Nokia N1 review: Rebirth
Unboxing the Nokia N1
The Nokia N1 comes in a sleek flat black box with the tablet itself, a charger and a cable. The charger puts out 5V/2A, while the cable is pretty special - a standard USB 2.0 Type-A on one end and a USB Type-C on the other.
The Nokia N1 comes in two finishes - Natural Aluminum and Lava Gray. They roughly match iPad mini's Silver/Grey and Space Gray/Black colors.
The similarities don't end there, the Nokia N1 measures 200.7 x 138.6 x 6.9mm and weighs 318g. Basically, it's roughly the same size as the iPad mini 3, except thinner, slightly taller and a bit lighter.

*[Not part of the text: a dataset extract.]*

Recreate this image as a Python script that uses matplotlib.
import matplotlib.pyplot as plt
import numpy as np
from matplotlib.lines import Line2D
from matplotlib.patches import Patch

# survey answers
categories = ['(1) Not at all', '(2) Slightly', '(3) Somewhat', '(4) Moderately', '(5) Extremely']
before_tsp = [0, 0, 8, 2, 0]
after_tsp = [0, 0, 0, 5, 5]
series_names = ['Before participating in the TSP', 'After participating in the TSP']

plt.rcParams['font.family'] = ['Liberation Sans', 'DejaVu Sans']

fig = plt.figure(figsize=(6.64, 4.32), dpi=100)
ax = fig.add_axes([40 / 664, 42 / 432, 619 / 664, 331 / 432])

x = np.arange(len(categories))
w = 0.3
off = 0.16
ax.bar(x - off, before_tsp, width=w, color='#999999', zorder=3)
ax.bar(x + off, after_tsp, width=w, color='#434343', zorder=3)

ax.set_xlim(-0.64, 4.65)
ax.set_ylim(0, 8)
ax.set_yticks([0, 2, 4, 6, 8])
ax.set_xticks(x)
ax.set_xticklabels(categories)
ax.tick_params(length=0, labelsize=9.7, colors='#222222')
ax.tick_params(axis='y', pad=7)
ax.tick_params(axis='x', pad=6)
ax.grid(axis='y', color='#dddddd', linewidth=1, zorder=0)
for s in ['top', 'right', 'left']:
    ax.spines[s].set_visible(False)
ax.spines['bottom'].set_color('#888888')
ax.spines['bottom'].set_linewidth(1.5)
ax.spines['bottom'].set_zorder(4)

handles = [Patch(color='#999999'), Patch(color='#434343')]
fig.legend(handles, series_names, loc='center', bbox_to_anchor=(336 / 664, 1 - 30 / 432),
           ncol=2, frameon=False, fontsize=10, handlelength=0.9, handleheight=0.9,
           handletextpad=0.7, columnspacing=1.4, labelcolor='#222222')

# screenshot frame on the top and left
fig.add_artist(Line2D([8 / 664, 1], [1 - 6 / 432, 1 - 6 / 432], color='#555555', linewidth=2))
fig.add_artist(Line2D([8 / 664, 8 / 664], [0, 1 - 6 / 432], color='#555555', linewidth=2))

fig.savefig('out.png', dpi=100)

Both Nokia and Foxconn have experience with metal devices and they put them to good use in the Nokia N1 tablet. The design isn't novel, but it looks and feels good. It's nearly identical to the iPad mini, which will have you explaining to your friends that "No, it's not an iPad."
The Nokia N1 is 0.6mm thinner than the mini and its smoothly rounded sides make it very comfortable to hold. Nokia could have trimmed the bezels, Apple has never had the thinnest bezels but that's not really a feature to imitate.
The positioning of the controls is virtually identical, except that there's no hardware button on the front. The 5MP selfie camera is centered above the screen, there's also an ambient light sensor. The screen itself is behind Gorilla Glass 3 that is flat, but goes smoothly into the beveled sides which makes side-swipes feel smooth.
The other missing thing is the mute slider on the right, but the two volume buttons are where iPad users would expect as is the power button on top and the 3.5mm audio jack. The mic is not centered, but closer to the Power button.
The keys are easy to reach with the right hand when you hold the Nokia N1 in portrait and with the left when you hold it in landscape orientation. In landscape your right hand blocks one of the speakers though.
The stereo speakers on the bottom with the USB port between them is just as familiar. It's not a Lighting port, but USB Type-C instead. The plug is reversible too, though Type-C is noticeably bigger than Apple's proprietary Lighting port. We'll cover it more detail in the Connectivity section on the next page.
The back is a single piece of aluminum with only the 8MP camera snuggled in the top left corner. There's no flash here but we don't hold tablet photography in high regard so that thing won't be missed. There's no Apple logo though, just a small Nokia logo near the bottom. This is the biggest giveaway that you are not in fact holding an iPad mini 3.
Nokia get top marks for build quality, the N1 is excellently put together. The bezels could have been smaller, but our main complaint about the design is this - it's an unabashed iPad mini clone. The Nokia Lumia 2520 wasn't all too different, but that design team went to Microsoft so we hoped some fresh blood in the design department would have tried something different. We also have to take into account the fact that this product has been designed for the Chinese market, which reveres Apple products, so it's not a big surprise that somebody would try and copy their looks.